I don't know why I do this to myself, but I do.
I've been at Twitter looking at posts by lovely FMTY girls. I'll never be able to afford a companion at FMTY level, but I will look through companion / escort Twitter sites and sigh over what I might be missing. Yes, yes, I know that I'll only end up feeling alone and depressed, but there's something in me that enjoys pressing my face to the window of the expensive restaurant or the high-end shop.
I have followed links to several FMTY girls' websites, and the finances of having a companion are far beyond me. One very lovely girl in Toronto listed her rate for a basic dinner date as $CD 1850, which is about $US 1300. That doesn't include the dinner itself or the hotel room or a tip. It also doesn't include an introductory gift-- say, a gift card for maybe $US 250 at a high-end spa. The cost of the rendezvous would be far beyond me. I don't begrudge the Toronto girl her fee or the auxiliary costs-- a skilled professional is worth her fee, and what used to be called Girlfriend Experience calls for a great deal of skill. I don't begrudge the FMTY girls their fees, but I am very aware that they inhabit a world beyond my reach.

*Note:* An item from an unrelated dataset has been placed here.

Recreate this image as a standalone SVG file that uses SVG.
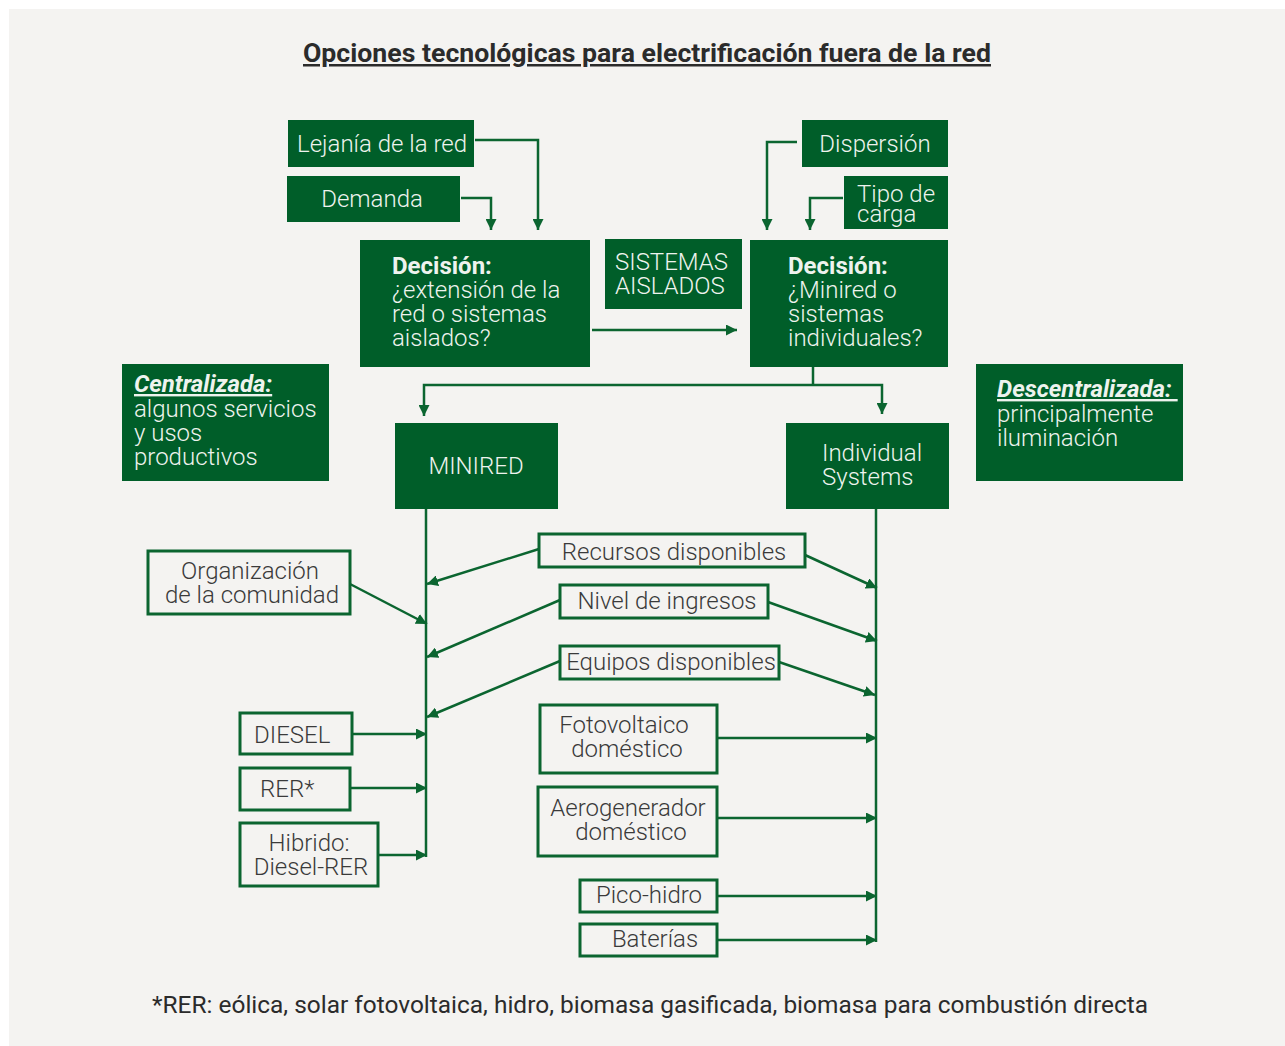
<svg xmlns="http://www.w3.org/2000/svg" width="1285" height="1046" viewBox="0 0 1285 1046">
  <defs>
    <marker id="arrow" viewBox="0 0 10 10" refX="10" refY="5" markerWidth="11" markerHeight="11" markerUnits="userSpaceOnUse" orient="auto">
      <path d="M0,0 L10,5 L0,10 z" fill="#0b6530"/>
    </marker>
    <style>
      .solid { fill: #005e29; }
      .outline { fill: none; stroke: #0b6530; stroke-width: 3; }
      .wt { font-family: Roboto, "Noto Sans", sans-serif; font-weight: 300; font-size: 24px; fill: #eef3ee; }
      .wb { font-weight: 700; }
      .dt { font-family: Roboto, "Noto Sans", sans-serif; font-weight: 300; font-size: 24px; fill: #3a3a3a; }
      .link { fill: none; stroke: #0b6530; stroke-width: 2.5; }
      .arr { marker-end: url(#arrow); }
    </style>
  </defs>

  <!-- page -->
  <rect x="0" y="0" width="1285" height="1046" fill="#ffffff"/>
  <rect x="9" y="9" width="1276" height="1037" fill="#f4f3f1"/>

  <!-- title -->
  <text x="647" y="62" text-anchor="middle" textLength="688" lengthAdjust="spacingAndGlyphs" font-family="Roboto, 'Noto Sans', sans-serif" font-weight="700" font-size="25" fill="#2b2b2b" text-decoration="underline">Opciones tecnológicas para electrificación fuera de la red</text>

  <!-- connectors -->
  <g id="connectors">
    <polyline class="link arr" points="475,140 538,140 538,230"/>
    <polyline class="link arr" points="461,198 491,198 491,230"/>
    <polyline class="link arr" points="797,142 767,142 767,230"/>
    <polyline class="link arr" points="843,198 810,198 810,230"/>
    <line class="link arr" x1="592" y1="330" x2="737" y2="330"/>
    <polyline class="link" points="813,367 813,385"/>
    <polyline class="link arr" points="813,385 424,385 424,416"/>
    <polyline class="link arr" points="813,385 882,385 882,414"/>
    <!-- trunks -->
    <line class="link" x1="426" y1="509" x2="426" y2="857"/>
    <line class="link" x1="876" y1="509" x2="876" y2="942"/>
    <!-- shared factors -->
    <line class="link arr" x1="539" y1="549" x2="427" y2="584"/>
    <line class="link arr" x1="805" y1="555" x2="877" y2="588"/>
    <line class="link arr" x1="560" y1="600" x2="427" y2="657"/>
    <line class="link arr" x1="768" y1="602" x2="877" y2="641"/>
    <line class="link arr" x1="560" y1="661" x2="427" y2="717"/>
    <line class="link arr" x1="779" y1="662" x2="875" y2="695"/>
    <line class="link arr" x1="350" y1="584" x2="427" y2="624"/>
    <!-- minired sources -->
    <line class="link arr" x1="352" y1="734" x2="427" y2="734"/>
    <line class="link arr" x1="350" y1="788" x2="427" y2="788"/>
    <line class="link arr" x1="378" y1="855" x2="427" y2="855"/>
    <!-- individual sources -->
    <line class="link arr" x1="717" y1="738" x2="877" y2="738"/>
    <line class="link arr" x1="717" y1="818" x2="877" y2="818"/>
    <line class="link arr" x1="717" y1="896" x2="877" y2="896"/>
    <line class="link arr" x1="717" y1="940" x2="877" y2="940"/>
  </g>

  <g id="lejania">
    <rect class="solid" x="288" y="120" width="186" height="47"/>
    <text class="wt" x="297" y="152">Lejanía de la red</text>
  </g>
  <g id="demanda">
    <rect class="solid" x="287" y="176" width="173" height="46"/>
    <text class="wt" x="372" y="207" text-anchor="middle">Demanda</text>
  </g>
  <g id="decision-red">
    <rect class="solid" x="360" y="240" width="230" height="127"/>
    <text class="wt" x="392" y="274"><tspan class="wb">Decisión:</tspan><tspan x="392" dy="24">¿extensión de la</tspan><tspan x="392" dy="24">red o sistemas</tspan><tspan x="392" dy="24">aislados?</tspan></text>
  </g>
  <g id="sistemas-aislados">
    <rect class="solid" x="605" y="239" width="137" height="70"/>
    <text class="wt" x="615" y="270">SISTEMAS<tspan x="615" dy="24">AISLADOS</tspan></text>
  </g>
  <g id="dispersion">
    <rect class="solid" x="802" y="120" width="146" height="47"/>
    <text class="wt" x="875" y="152" text-anchor="middle">Dispersión</text>
  </g>
  <g id="tipo-carga">
    <rect class="solid" x="844" y="176" width="104" height="53"/>
    <text class="wt" x="857" y="202" font-size="23">Tipo de<tspan x="857" dy="20">carga</tspan></text>
  </g>
  <g id="decision-minired">
    <rect class="solid" x="750" y="240" width="198" height="127"/>
    <text class="wt" x="788" y="274"><tspan class="wb">Decisión:</tspan><tspan x="788" dy="24">¿Minired o</tspan><tspan x="788" dy="24">sistemas</tspan><tspan x="788" dy="24">individuales?</tspan></text>
  </g>
  <g id="centralizada">
    <rect class="solid" x="122" y="364" width="207" height="117"/>
    <text class="wt" x="134" y="392"><tspan class="wb" font-style="italic" text-decoration="underline">Centralizada:</tspan><tspan x="134" dy="25">algunos servicios</tspan><tspan x="134" dy="24">y usos</tspan><tspan x="134" dy="24">productivos</tspan></text>
  </g>
  <g id="minired">
    <rect class="solid" x="395" y="423" width="163" height="86"/>
    <text class="wt" x="476" y="474" text-anchor="middle">MINIRED</text>
  </g>
  <g id="individual">
    <rect class="solid" x="786" y="423" width="163" height="86"/>
    <text class="wt" x="822" y="461">Individual<tspan x="822" dy="24">Systems</tspan></text>
  </g>
  <g id="descentralizada">
    <rect class="solid" x="976" y="364" width="207" height="117"/>
    <text class="wt" x="997" y="397"><tspan class="wb" font-style="italic" text-decoration="underline">Descentralizada: </tspan><tspan x="997" dy="25">principalmente</tspan><tspan x="997" dy="24">iluminación</tspan></text>
  </g>

  <g id="recursos">
    <rect class="outline" x="539" y="534" width="266" height="33"/>
    <text class="dt" x="674" y="560" text-anchor="middle">Recursos disponibles</text>
  </g>
  <g id="ingresos">
    <rect class="outline" x="560" y="585" width="208" height="33"/>
    <text class="dt" x="667" y="609" text-anchor="middle">Nivel de ingresos</text>
  </g>
  <g id="equipos">
    <rect class="outline" x="560" y="646" width="219" height="33"/>
    <text class="dt" x="671" y="670" text-anchor="middle">Equipos disponibles</text>
  </g>
  <g id="organizacion">
    <rect class="outline" x="148" y="551" width="202" height="63"/>
    <text class="dt" x="250" y="579" text-anchor="middle">Organización<tspan x="252" dy="24">de la comunidad</tspan></text>
  </g>
  <g id="diesel">
    <rect class="outline" x="240" y="713" width="112" height="41"/>
    <text class="dt" x="254" y="743">DIESEL</text>
  </g>
  <g id="rer">
    <rect class="outline" x="240" y="768" width="110" height="42"/>
    <text class="dt" x="260" y="797">RER*</text>
  </g>
  <g id="hibrido">
    <rect class="outline" x="240" y="823" width="138" height="63"/>
    <text class="dt" x="309" y="851" text-anchor="middle">Hibrido:<tspan x="311" dy="24">Diesel-RER</tspan></text>
  </g>
  <g id="fotovoltaico">
    <rect class="outline" x="540" y="705" width="177" height="68"/>
    <text class="dt" x="624" y="733" text-anchor="middle">Fotovoltaico<tspan x="627" dy="24">doméstico</tspan></text>
  </g>
  <g id="aerogenerador">
    <rect class="outline" x="538" y="787" width="179" height="69"/>
    <text class="dt" x="628" y="816" text-anchor="middle">Aerogenerador<tspan x="631" dy="24">doméstico</tspan></text>
  </g>
  <g id="pico-hidro">
    <rect class="outline" x="580" y="880" width="137" height="32"/>
    <text class="dt" x="649" y="903" text-anchor="middle">Pico-hidro</text>
  </g>
  <g id="baterias">
    <rect class="outline" x="580" y="924" width="137" height="32"/>
    <text class="dt" x="655" y="947" text-anchor="middle">Baterías</text>
  </g>

  <!-- footnote -->
  <text x="650" y="1013" text-anchor="middle" textLength="996" lengthAdjust="spacingAndGlyphs" font-family="Roboto, 'Noto Sans', sans-serif" font-size="24" fill="#2b2b2b">*RER: eólica, solar fotovoltaica, hidro, biomasa gasificada, biomasa para combustión directa</text>
</svg>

What have I learned from the FMTY sites? I've learned that there are restaurants-- e.g., Aulis in London, Octavia in San Francisco --that are suitable for an evening with a skilled companion, and I like knowing small things like that.
One of the FMTY summed her perfect life in a Twitter post: Small circle, overdressed, living privately, handwritten letters, intentional purchases, coastal walks & ritualized routines.
I love that vision of life. I could so easily imagine offering up her fee plus tip and gift for access to a life-- to the vision of a life --styled like that.
FMTY girls pride themselves of being "companions", as being able to offer a client a vision of a life where the client is valued: It rules getting to explain to a silver daddy who’s been in boss/dad mode for the last 30 years that’s he’s actually really, really hot now. I love being the bearer of glad tidings.
An FMTY girl posted this: “I think we were rival Samurai in a past life” is my new favorite pick-up line. Yes, I'd pay to have someone say that to me.
I look through the FMTY sites and sigh over photos of dinners and spas. I sigh over witty lines. I sigh over the idea that I would be worth a professional deploying her skills. I sigh over the hope that I'd ever be someone who could appreciate a professional's skills. I sigh over the hope that a skilled professional wouldn't mind teaching me about the tasting menu in a star restaurant.
I do this to myself, you know. I keep my face pressed to the glass far too long on empty nights.